Below, find the line containing "Clone this chart in Bokeh." and the line containing "jarvis_bin_width = 0.3025"; reproduce exactly those two and every line between them, omitting pictures.

*** Exercise material

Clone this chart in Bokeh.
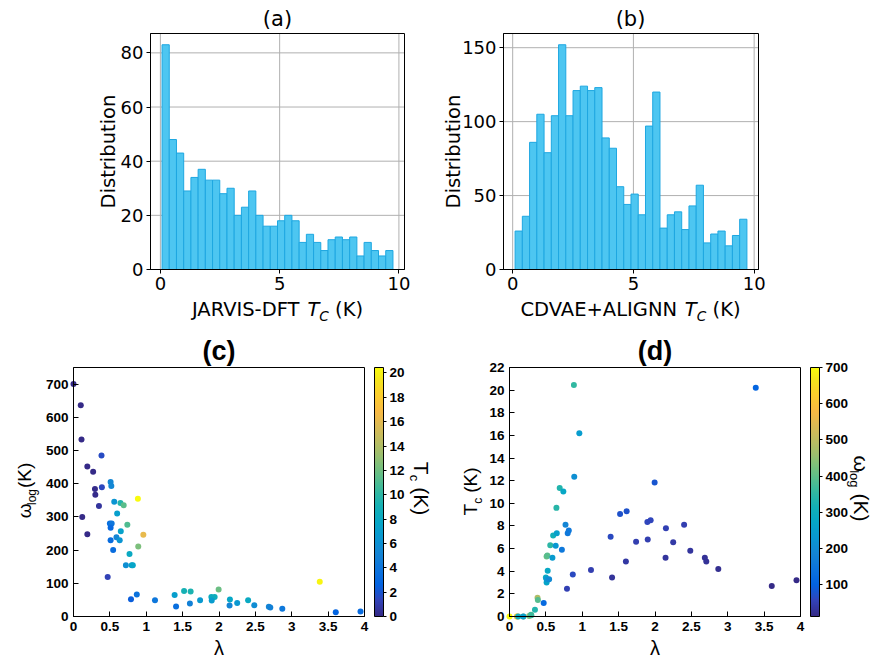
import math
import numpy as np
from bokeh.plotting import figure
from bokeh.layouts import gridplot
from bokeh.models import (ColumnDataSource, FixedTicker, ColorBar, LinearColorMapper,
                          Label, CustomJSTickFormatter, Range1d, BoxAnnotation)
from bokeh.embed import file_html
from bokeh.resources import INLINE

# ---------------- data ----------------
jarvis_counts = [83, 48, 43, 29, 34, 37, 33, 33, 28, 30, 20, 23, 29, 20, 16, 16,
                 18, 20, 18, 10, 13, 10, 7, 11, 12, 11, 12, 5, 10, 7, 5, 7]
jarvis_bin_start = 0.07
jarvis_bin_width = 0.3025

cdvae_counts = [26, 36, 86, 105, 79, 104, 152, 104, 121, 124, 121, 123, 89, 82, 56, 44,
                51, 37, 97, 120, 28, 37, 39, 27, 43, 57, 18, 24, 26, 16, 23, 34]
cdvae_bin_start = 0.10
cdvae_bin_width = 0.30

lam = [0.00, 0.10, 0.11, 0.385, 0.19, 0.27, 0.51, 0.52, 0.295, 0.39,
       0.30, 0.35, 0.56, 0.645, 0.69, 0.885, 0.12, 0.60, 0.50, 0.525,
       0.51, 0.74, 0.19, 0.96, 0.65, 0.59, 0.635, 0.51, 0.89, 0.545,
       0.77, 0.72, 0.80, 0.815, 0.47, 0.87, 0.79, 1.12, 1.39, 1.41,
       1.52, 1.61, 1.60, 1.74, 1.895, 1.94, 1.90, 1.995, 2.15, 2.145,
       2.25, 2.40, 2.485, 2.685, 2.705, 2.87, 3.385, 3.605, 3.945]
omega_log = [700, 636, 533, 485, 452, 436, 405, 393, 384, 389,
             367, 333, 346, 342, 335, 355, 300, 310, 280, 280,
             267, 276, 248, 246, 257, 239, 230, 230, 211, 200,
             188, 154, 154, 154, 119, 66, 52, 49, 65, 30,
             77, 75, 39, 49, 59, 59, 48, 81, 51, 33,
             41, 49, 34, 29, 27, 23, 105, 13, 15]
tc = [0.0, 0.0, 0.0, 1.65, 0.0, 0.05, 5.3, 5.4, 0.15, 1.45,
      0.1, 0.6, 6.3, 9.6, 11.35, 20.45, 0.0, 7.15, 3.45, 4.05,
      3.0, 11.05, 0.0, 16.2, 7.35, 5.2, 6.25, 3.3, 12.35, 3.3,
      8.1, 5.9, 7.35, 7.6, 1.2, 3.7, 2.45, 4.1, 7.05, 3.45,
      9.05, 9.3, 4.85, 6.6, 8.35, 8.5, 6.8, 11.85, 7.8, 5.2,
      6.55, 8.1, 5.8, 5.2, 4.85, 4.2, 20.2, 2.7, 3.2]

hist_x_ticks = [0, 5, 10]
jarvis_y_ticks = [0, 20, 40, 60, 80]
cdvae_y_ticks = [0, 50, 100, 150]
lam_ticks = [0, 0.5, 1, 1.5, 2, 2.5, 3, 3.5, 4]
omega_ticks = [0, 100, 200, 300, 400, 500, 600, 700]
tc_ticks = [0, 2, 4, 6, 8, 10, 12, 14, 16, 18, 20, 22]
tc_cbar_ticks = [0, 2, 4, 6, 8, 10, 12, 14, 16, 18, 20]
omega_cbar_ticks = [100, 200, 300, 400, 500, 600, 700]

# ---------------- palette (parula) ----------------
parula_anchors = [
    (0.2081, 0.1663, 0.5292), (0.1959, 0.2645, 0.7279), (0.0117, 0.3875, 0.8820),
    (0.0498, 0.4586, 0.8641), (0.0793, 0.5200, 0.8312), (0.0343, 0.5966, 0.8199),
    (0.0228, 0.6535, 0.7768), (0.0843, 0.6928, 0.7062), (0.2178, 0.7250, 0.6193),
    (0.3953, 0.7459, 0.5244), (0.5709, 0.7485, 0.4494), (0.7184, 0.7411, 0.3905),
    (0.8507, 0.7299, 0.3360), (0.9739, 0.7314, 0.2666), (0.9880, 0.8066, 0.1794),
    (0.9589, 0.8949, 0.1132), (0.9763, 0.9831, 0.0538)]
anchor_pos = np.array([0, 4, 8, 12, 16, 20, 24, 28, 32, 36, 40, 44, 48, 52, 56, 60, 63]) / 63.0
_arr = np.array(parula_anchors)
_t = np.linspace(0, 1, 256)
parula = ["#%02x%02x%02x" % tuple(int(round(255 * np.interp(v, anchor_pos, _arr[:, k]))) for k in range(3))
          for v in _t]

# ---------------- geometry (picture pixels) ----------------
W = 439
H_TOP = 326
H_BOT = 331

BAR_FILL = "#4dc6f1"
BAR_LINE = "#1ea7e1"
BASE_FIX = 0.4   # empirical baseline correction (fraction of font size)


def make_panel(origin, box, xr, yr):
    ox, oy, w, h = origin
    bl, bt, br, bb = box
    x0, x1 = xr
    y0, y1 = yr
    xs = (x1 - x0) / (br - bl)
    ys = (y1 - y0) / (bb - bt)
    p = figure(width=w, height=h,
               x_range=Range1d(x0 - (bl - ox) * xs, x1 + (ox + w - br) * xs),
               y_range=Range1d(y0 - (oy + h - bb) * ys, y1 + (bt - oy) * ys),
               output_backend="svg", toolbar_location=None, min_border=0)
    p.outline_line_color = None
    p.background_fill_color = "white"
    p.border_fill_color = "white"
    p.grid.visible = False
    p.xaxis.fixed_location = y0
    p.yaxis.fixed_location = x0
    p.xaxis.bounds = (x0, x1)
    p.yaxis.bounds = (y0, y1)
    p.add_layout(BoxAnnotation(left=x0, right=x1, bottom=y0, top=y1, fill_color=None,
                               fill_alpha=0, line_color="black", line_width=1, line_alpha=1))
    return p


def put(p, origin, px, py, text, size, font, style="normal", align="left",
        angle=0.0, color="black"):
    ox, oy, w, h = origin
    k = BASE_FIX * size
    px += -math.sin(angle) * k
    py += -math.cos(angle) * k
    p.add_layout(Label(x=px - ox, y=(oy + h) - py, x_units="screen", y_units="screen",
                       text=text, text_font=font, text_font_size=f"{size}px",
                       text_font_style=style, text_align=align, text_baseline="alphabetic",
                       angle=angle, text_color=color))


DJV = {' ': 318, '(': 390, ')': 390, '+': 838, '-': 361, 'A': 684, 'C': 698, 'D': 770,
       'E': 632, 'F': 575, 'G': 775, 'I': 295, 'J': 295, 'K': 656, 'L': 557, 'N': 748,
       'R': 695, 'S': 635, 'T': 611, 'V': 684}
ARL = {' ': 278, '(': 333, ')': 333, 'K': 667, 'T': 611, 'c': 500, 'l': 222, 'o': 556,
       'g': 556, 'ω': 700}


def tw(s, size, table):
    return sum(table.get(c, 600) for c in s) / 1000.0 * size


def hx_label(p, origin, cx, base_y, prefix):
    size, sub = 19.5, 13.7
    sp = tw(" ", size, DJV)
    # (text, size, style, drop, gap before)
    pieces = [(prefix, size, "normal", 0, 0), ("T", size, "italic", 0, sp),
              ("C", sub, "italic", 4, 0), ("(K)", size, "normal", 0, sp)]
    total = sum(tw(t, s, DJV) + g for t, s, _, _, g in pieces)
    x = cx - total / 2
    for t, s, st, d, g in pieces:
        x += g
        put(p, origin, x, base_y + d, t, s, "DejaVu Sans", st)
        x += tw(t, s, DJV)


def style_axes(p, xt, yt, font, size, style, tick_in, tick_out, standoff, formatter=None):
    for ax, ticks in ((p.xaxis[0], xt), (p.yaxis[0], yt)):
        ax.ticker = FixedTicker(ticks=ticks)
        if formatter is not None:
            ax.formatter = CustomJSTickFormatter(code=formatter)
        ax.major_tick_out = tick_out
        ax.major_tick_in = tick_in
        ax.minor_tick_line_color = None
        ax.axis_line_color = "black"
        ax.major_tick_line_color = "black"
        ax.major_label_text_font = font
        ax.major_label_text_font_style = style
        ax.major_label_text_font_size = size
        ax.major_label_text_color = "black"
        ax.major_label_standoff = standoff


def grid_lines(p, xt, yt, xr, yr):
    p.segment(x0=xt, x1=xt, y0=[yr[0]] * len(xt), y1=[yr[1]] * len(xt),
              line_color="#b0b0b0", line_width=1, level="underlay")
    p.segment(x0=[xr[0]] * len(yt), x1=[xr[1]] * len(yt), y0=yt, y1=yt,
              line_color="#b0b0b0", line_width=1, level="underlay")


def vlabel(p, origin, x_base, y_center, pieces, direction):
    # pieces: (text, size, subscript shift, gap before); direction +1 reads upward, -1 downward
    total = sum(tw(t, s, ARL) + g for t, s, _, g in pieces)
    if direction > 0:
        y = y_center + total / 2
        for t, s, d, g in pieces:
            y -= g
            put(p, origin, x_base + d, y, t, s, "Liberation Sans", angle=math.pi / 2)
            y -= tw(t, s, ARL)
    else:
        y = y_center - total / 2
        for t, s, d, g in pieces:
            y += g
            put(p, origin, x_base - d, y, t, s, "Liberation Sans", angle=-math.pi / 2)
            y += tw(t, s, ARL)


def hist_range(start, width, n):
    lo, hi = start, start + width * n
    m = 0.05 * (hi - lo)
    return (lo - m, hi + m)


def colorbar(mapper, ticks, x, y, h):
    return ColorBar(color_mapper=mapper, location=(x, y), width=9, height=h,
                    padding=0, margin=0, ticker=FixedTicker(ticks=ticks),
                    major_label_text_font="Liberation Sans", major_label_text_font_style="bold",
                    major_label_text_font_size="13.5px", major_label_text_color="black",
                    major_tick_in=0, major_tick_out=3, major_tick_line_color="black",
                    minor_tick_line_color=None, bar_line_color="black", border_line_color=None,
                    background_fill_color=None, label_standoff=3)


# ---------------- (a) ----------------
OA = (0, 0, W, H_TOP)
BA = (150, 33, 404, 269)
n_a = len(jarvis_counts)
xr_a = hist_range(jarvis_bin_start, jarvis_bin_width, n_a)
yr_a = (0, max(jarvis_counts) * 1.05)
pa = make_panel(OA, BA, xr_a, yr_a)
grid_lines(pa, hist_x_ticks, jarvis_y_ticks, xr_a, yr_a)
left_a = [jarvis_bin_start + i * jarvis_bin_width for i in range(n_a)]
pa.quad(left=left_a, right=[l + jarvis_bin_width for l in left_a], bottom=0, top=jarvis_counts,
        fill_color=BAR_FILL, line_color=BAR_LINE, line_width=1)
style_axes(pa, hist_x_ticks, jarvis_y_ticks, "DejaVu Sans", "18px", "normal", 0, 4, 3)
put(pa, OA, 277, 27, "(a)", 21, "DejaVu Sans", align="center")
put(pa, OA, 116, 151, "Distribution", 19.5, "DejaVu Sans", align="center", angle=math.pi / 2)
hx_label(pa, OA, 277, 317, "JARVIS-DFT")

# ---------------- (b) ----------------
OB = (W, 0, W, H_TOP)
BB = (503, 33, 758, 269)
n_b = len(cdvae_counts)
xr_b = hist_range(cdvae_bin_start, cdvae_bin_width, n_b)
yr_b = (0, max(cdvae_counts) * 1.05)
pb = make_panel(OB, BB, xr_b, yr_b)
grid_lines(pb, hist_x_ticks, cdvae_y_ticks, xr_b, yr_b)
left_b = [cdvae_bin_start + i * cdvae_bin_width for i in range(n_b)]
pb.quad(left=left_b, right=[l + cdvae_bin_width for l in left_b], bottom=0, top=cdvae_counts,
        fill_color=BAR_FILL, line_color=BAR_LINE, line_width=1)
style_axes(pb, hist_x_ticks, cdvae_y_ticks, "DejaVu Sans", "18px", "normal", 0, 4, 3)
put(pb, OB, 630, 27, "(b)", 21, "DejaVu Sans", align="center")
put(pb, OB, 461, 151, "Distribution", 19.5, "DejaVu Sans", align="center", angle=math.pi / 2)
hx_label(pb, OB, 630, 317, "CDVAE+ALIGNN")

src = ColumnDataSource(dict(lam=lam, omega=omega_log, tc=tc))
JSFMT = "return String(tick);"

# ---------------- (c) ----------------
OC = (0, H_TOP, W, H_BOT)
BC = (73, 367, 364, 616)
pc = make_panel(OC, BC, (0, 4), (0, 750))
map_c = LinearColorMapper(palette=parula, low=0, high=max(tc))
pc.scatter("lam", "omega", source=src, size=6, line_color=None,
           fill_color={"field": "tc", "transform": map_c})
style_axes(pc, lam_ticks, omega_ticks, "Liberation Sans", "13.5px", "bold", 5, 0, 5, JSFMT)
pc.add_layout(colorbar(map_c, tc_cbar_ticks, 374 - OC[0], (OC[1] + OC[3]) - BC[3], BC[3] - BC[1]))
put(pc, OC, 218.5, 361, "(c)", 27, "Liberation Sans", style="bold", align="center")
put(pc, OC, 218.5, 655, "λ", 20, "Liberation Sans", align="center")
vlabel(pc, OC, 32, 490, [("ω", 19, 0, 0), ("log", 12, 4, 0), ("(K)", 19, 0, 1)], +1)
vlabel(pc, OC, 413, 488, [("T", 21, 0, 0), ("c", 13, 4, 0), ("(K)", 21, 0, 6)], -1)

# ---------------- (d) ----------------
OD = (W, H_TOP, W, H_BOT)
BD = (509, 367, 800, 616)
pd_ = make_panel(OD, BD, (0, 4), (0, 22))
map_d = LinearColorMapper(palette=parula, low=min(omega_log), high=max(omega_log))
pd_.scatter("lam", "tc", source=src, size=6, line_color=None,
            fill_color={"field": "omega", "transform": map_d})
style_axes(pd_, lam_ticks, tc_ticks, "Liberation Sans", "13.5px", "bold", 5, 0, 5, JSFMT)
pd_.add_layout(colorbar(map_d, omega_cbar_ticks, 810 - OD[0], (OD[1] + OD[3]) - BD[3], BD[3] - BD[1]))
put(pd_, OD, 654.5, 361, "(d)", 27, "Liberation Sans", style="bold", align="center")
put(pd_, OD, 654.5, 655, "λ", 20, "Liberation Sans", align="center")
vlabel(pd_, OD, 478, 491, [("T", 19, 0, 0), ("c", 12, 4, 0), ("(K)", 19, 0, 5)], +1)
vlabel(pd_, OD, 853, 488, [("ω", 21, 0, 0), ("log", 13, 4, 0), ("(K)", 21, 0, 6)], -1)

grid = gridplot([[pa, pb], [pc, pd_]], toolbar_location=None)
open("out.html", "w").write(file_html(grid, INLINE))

******
*** Exercise material

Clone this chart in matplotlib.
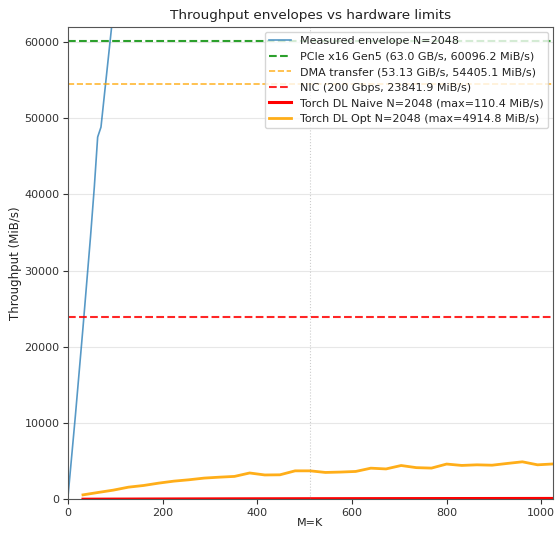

******

# [Exercise response]
Clone this chart in Bokeh.
import math
import numpy as np
from bokeh.plotting import figure
from bokeh.layouts import gridplot
from bokeh.models import (ColumnDataSource, FixedTicker, ColorBar, LinearColorMapper,
                          Label, CustomJSTickFormatter, Range1d, BoxAnnotation)
from bokeh.embed import file_html
from bokeh.resources import INLINE

# ---------------- data ----------------
jarvis_counts = [83, 48, 43, 29, 34, 37, 33, 33, 28, 30, 20, 23, 29, 20, 16, 16,
                 18, 20, 18, 10, 13, 10, 7, 11, 12, 11, 12, 5, 10, 7, 5, 7]
jarvis_bin_start = 0.07
jarvis_bin_width = 0.3025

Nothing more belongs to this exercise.